A faithful servant of Jesus and her earthly family, Shamama took her values with her wherever she went. “While families in America are important, there is more emphasis on self,” Shamama explained. “In Chaldean culture, it is the opposite. One is expected to give up things for the family, family comes first always.

“My beloved husband and I always taught our children that their word was their bond, God gives you your worth and work never killed anyone.”

The most rewarding part of growing older, says Shamama, is growing up with her children and their offspring. “My children and many generations of grandchildren are the greatest joy of my 100 years on earth.”

For now, she enjoys watching Wheel of Fortune on her TV. Modern technology allows Shamama to watch daily Mass from the comfort of her living room. “That is a true blessing,” she shared. She still doesn’t know how to use an iPhone.

“Life is short and not easy, but it is created beautifully,” Shamama shared, “and we must always remember that every decision we make has consequences, good or bad.”

Clockwise from top left: Six of Zia and Shamama’s 12 children.  Back row: Hannah, Amir, and John.
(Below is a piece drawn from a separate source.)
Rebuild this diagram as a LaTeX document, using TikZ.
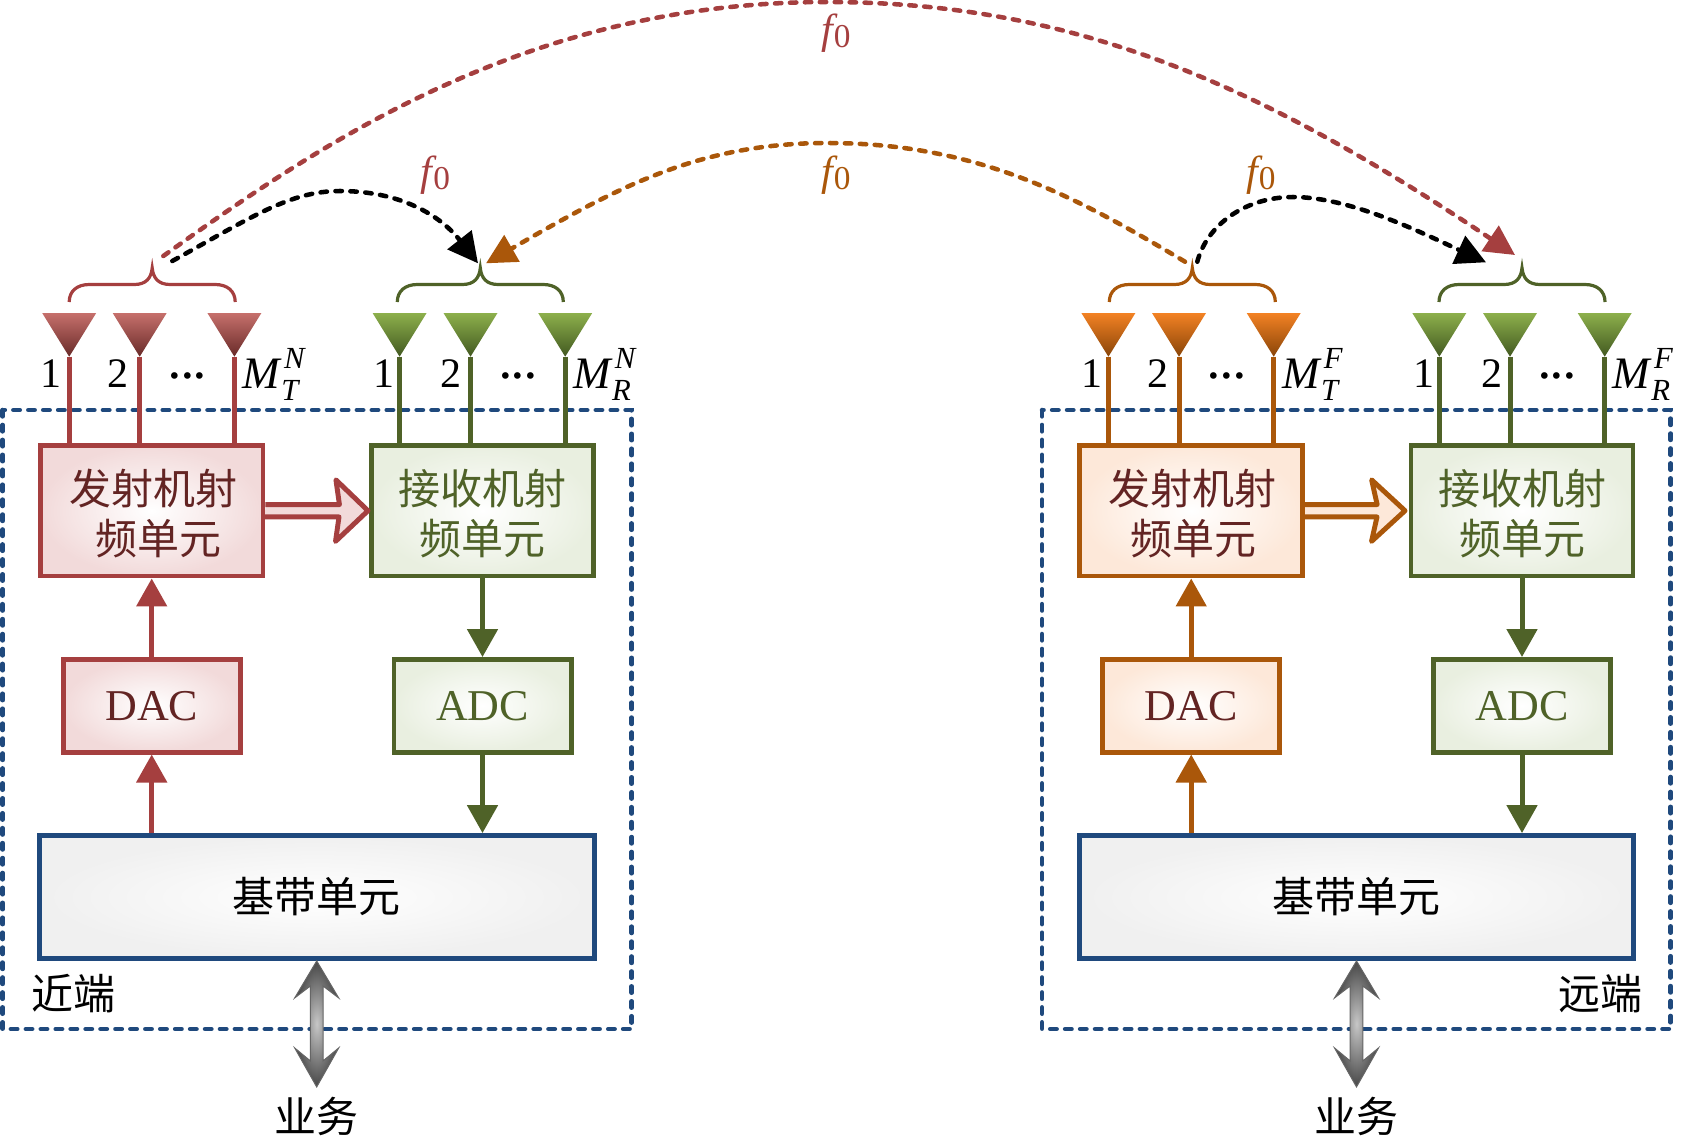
\documentclass[tikz,border=0pt]{standalone}
\usepackage{fontspec}
\setmainfont{Liberation Serif}
\newfontfamily\cjkfont{Noto Sans CJK SC}
\usetikzlibrary{arrows.meta}

\definecolor{redline}{RGB}{165,63,63}
\definecolor{greenline}{RGB}{79,98,40}
\definecolor{orangeline}{RGB}{170,87,10}
\definecolor{blueline}{RGB}{31,73,125}
\definecolor{redtext}{RGB}{99,36,35}
\definecolor{redfill}{RGB}{242,218,218}
\definecolor{orangefill}{RGB}{253,232,217}
\definecolor{greenfill}{RGB}{233,239,224}
\definecolor{redtop}{RGB}{198,112,108}
\definecolor{redtip}{RGB}{104,42,40}
\definecolor{greentop}{RGB}{141,176,76}
\definecolor{greentip}{RGB}{66,88,32}
\definecolor{orangetop}{RGB}{243,130,36}
\definecolor{orangetip}{RGB}{136,68,8}

\newcommand{\bigfs}{\fontsize{31.5pt}{37.5pt}\selectfont}
\newcommand{\smallfs}{\fontsize{23pt}{23pt}\selectfont}
\newcommand{\fzero}{\textit{f}\kern-3pt{\fontsize{25pt}{25pt}\selectfont\raisebox{-3pt}{0}}}
\newcommand{\dn}[1]{\raisebox{-2pt}[\height][\depth]{#1}}
\newcommand{\antname}[2]{{\fontsize{33.75pt}{37.5pt}\selectfont\textit{M}}\rlap{\kern1.5pt\raisebox{15pt}{\smallfs\textit{#2}}}\kern-0.5pt\raisebox{-9pt}{\smallfs\textit{#1}}}
\newcommand{\threedots}{{\fontsize{42pt}{42pt}\selectfont ·\kern-4.5pt·\kern-4.5pt·}}
\newcommand{\bracepath}{.. controls +(0,-11) and +(-12,0) .. ++(20,-17.5) -- ++(45,0) .. controls +(12,0) and +(-1,10) .. ++(18,-16.5) .. controls +(1,10) and +(-12,0) .. ++(18,16.5) -- ++(45,0) .. controls +(12,0) and +(0,-11) .. ++(20,17.5)}

\tikzset{every picture/.style={line width=0.75pt},
  rfbox/.style={draw,line width=3.7pt,minimum height=97.9pt,align=center,font=\cjkfont\bigfs},
  txred/.style={rfbox,draw=redline,inner color=white,outer color=redfill,text=redtext,minimum width=167.2pt},
  txorange/.style={rfbox,draw=orangeline,inner color=white,outer color=orangefill,text=redtext,minimum width=167.2pt},
  rxgreen/.style={rfbox,draw=greenline,inner color=white,outer color=greenfill,text=greenline,minimum width=166.5pt},
  dacred/.style={txred,font=\fontsize{33pt}{37.5pt}\selectfont,minimum width=132.8pt,minimum height=69.4pt},
  dacorange/.style={txorange,font=\fontsize{33pt}{37.5pt}\selectfont,minimum width=132.8pt,minimum height=69.4pt},
  adcgreen/.style={rxgreen,font=\fontsize{33pt}{37.5pt}\selectfont,minimum width=132.8pt,minimum height=69.4pt},
  bbbox/.style={draw=blueline,line width=3.7pt,inner color=white,outer color=black!6,minimum width=416pt,minimum height=92.2pt,font=\cjkfont\bigfs},
  endbox/.style={draw=blueline,line width=3.4pt,line cap=round,dash pattern=on 4.8pt off 6.4pt},
  feedline/.style={line width=3.75pt},
  sigarrow/.style={line width=3.75pt,-{Triangle[length=21pt,width=22.5pt]}},
  air/.style={line width=3.4pt,line cap=round,dash pattern=on 4.8pt off 6.4pt,-{Triangle[length=22.5pt,width=22.5pt]}},
  antred/.style={top color=redtop,bottom color=redtip},
  antgreen/.style={top color=greentop,bottom color=greentip},
  antorange/.style={top color=orangetop,bottom color=orangetip},
  group/.style={line width=2.4pt},
  dbl/.style={line width=3.7pt,line join=round},
  busarrow/.style={draw=black!60,line width=0.75pt,inner color=black!22,outer color=black!72,line join=miter},
  lab/.style={inner sep=0pt,font=\bigfs},
  mlab/.style={inner sep=0pt,anchor=base west,font=\bigfs},
  cjklab/.style={inner sep=0pt,font=\cjkfont\bigfs}
}

\begin{document}
\begin{tikzpicture}[x=0.75pt,y=0.75pt,yscale=-1,xscale=1]
\useasboundingbox (0,0) rectangle (1683,1140);

%Dashed end boxes
\draw [endbox] (2.7,410) rectangle (631.7,1029);
\draw [endbox] (1042,410) rectangle (1670.7,1029);

%Near end blocks
\node [txred] (txN) at (151.5,510.75) {\dn{\hspace*{3pt}发射机射}\\\dn{\hspace*{10pt}频单元}};
\node [rxgreen] (rxN) at (482.5,510.75) {\dn{接收机射}\\\dn{频单元}};
\node [dacred] (dacN) at (151.7,705.75) {DAC};
\node [adcgreen] (adcN) at (482.5,705.75) {ADC};
\node [bbbox] (bbN) at (316.7,897) {基带单元};
%Far end blocks
\node [txorange] (txF) at (1191.2,510.75) {\dn{\hspace*{2pt}发射机射}\\\dn{\hspace*{3pt}频单元}};
\node [rxgreen] (rxF) at (1522,510.75) {\dn{接收机射}\\\dn{频单元}};
\node [dacorange] (dacF) at (1191.2,705.75) {DAC};
\node [adcgreen] (adcF) at (1522,705.75) {ADC};
\node [bbbox] (bbF) at (1356.5,897) {基带单元};

%Antennas near end, transmit
\coordinate (antNT1) at (69.2,356.7);
\coordinate (antNT2) at (139.7,356.7);
\coordinate (antNT3) at (234.4,356.7);
\shade [antred] (42.2,313) -- (96.2,313) -- (antNT1) -- cycle;
\shade [antred] (112.7,313) -- (166.7,313) -- (antNT2) -- cycle;
\shade [antred] (207.4,313) -- (261.4,313) -- (antNT3) -- cycle;
\draw [redline,feedline] (antNT1) -- (antNT1 |- txN.north);
\draw [redline,feedline] (antNT2) -- (antNT2 |- txN.north);
\draw [redline,feedline] (antNT3) -- (antNT3 |- txN.north);
%Antennas near end, receive
\coordinate (antNR1) at (399.6,356.7);
\coordinate (antNR2) at (470.5,356.7);
\coordinate (antNR3) at (565.2,356.7);
\shade [antgreen] (372.6,313) -- (426.6,313) -- (antNR1) -- cycle;
\shade [antgreen] (443.5,313) -- (497.5,313) -- (antNR2) -- cycle;
\shade [antgreen] (538.2,313) -- (592.2,313) -- (antNR3) -- cycle;
\draw [greenline,feedline] (antNR1) -- (antNR1 |- rxN.north);
\draw [greenline,feedline] (antNR2) -- (antNR2 |- rxN.north);
\draw [greenline,feedline] (antNR3) -- (antNR3 |- rxN.north);
%Antennas far end, transmit
\coordinate (antFT1) at (1108.4,356.7);
\coordinate (antFT2) at (1179,356.7);
\coordinate (antFT3) at (1273.7,356.7);
\shade [antorange] (1081.4,313) -- (1135.4,313) -- (antFT1) -- cycle;
\shade [antorange] (1152,313) -- (1206,313) -- (antFT2) -- cycle;
\shade [antorange] (1246.7,313) -- (1300.7,313) -- (antFT3) -- cycle;
\draw [orangeline,feedline] (antFT1) -- (antFT1 |- txF.north);
\draw [orangeline,feedline] (antFT2) -- (antFT2 |- txF.north);
\draw [orangeline,feedline] (antFT3) -- (antFT3 |- txF.north);
%Antennas far end, receive
\coordinate (antFR1) at (1439.3,356.7);
\coordinate (antFR2) at (1510,356.7);
\coordinate (antFR3) at (1604.7,356.7);
\shade [antgreen] (1412.3,313) -- (1466.3,313) -- (antFR1) -- cycle;
\shade [antgreen] (1483,313) -- (1537,313) -- (antFR2) -- cycle;
\shade [antgreen] (1577.7,313) -- (1631.7,313) -- (antFR3) -- cycle;
\draw [greenline,feedline] (antFR1) -- (antFR1 |- rxF.north);
\draw [greenline,feedline] (antFR2) -- (antFR2 |- rxF.north);
\draw [greenline,feedline] (antFR3) -- (antFR3 |- rxF.north);

%Braces
\draw [group,redline] (69.2,302) \bracepath;
\draw [group,greenline] (397.3,302) \bracepath;
\draw [group,orangeline] (1109.3,302) \bracepath;
\draw [group,greenline] (1439,302) \bracepath;

%Signal arrows
\draw [sigarrow,redline] (bbN.north -| dacN) -- (dacN.south);
\draw [sigarrow,redline] (dacN.north) -- (txN.south -| dacN);
\draw [sigarrow,greenline] (rxN.south -| adcN) -- (adcN.north);
\draw [sigarrow,greenline] (adcN.south) -- (bbN.north -| adcN);
\draw [sigarrow,orangeline] (bbF.north -| dacF) -- (dacF.south);
\draw [sigarrow,orangeline] (dacF.north) -- (txF.south);
\draw [sigarrow,greenline] (rxF.south) -- (adcF.north);
\draw [sigarrow,greenline] (adcF.south) -- (bbF.north -| adcF);

%Hollow arrows from transmitter to receiver
\filldraw [dbl,draw=redline,fill=redfill] (txN.east) ++(0,-6.2) -- ++(74,0) -- ++(-3.5,-24.7) -- (368,510.7) -- (335.5,541.4) -- ++(3.5,-24.5) -- ++(-74,0);
\filldraw [dbl,draw=orangeline,fill=orangefill] (txF.east) ++(0,-6.2) -- ++(72,0) -- ++(-5.5,-24.7) -- (1405,510.7) -- (1371.5,541.4) -- ++(5.5,-24.5) -- ++(-72,0);

%Service arrows
\shadedraw [busarrow] (bbN.south) -- ++(22,37) -- ++(-15.7,-12) -- ++(0,75) -- ++(15.7,-13) -- ++(-22,39) -- ++(-22,-39) -- ++(15.7,13) -- ++(0,-75) -- ++(-15.7,12) -- cycle;
\shadedraw [busarrow] (bbF.south) -- ++(22,37) -- ++(-15.7,-12) -- ++(0,75) -- ++(15.7,-13) -- ++(-22,39) -- ++(-22,-39) -- ++(15.7,13) -- ++(0,-75) -- ++(-15.7,12) -- cycle;

%Links in the air
\coordinate (outNT) at (163.3,256);
\coordinate (inNR) at (478,263.3);
\coordinate (outNTs) at (172.3,261);
\coordinate (inNRo) at (486,263.3);
\coordinate (outFTo) at (1185,261.7);
\coordinate (outFT) at (1197.3,261.7);
\coordinate (inFR) at (1486,262.3);
\coordinate (inFRr) at (1515,255);
\draw [air,redline] (outNT) .. controls (323,142) and (527,2) .. (827,2) .. controls (1077,2) and (1265,87.5) .. (inFRr);
\draw [air,orangeline] (outFTo) .. controls (1075,196) and (977,143) .. (827,143) .. controls (697,143) and (615,189) .. (inNRo);
\draw [air,black] (outNTs) .. controls (252,217) and (290,191) .. (340,191) .. controls (400,191) and (440,215) .. (inNR);
\draw [air,black] (outFT) .. controls (1207,225) and (1245,197) .. (1293,197) .. controls (1350,197) and (1420,232) .. (inFR);

%Frequency labels
\node [lab,text=redline] (f1) at (836,33) {\fzero};
\node [lab,text=orangeline] (f2) at (836,175.5) {\fzero};
\node [lab,text=redline] (f3) at (435.5,175.5) {\fzero};
\node [lab,text=orangeline] (f4) at (1261,175.5) {\fzero};

%Antenna labels
\node [lab] (nT1) at (51.3,374) {1};
\node [lab] (nT2) at (118.3,374) {2};
\node [lab] (nT3) at (187.5,383.5) {\threedots};
\node [mlab] (nT4) at (242,388) {\antname{T}{N}};
\node [lab] (nR1) at (384,374) {1};
\node [lab] (nR2) at (451,374) {2};
\node [lab] (nR3) at (518,383.5) {\threedots};
\node [mlab] (nR4) at (572.8,388) {\antname{R}{N}};
\node [lab] (fT1) at (1091.7,374) {1};
\node [lab] (fT2) at (1158,374) {2};
\node [lab] (fT3) at (1226.7,383.5) {\threedots};
\node [mlab] (fT4) at (1281.7,388) {\antname{T}{F}};
\node [lab] (fR1) at (1424,374) {1};
\node [lab] (fR2) at (1491.7,374) {2};
\node [lab] (fR3) at (1557,383.5) {\threedots};
\node [mlab] (fR4) at (1612,388) {\antname{R}{F}};

%End and service labels
\node [cjklab] (nearL) at (73.3,994) {近端};
\node [cjklab] (farL) at (1600.7,994) {远端};
\node [cjklab] (svcN) at (316.7,1116) {业务};
\node [cjklab] (svcF) at (1356.5,1116) {业务};

\end{tikzpicture}
\end{document}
Front row: Ann, Randy (on chair) and Gary.  Shamama and family were living the “American Dream” and posed for a photo with Detroit Mayor Coleman Young.  Shamama and Zia with daughter Hannah and son-in-law Salim Dickow (at left) in 1967 in Southfield.  Wedding photo of Shamama and Zia from 1937 in Telkeif.
Shamama celebrates her birthday with her many grandchildren.  Zia and Shamama attend the First Communion of grandson Mansour Oram. Shamama in 1967 standing in her home in Detroit house carrying her twelfth child, the only one born in America - Nancy Mary.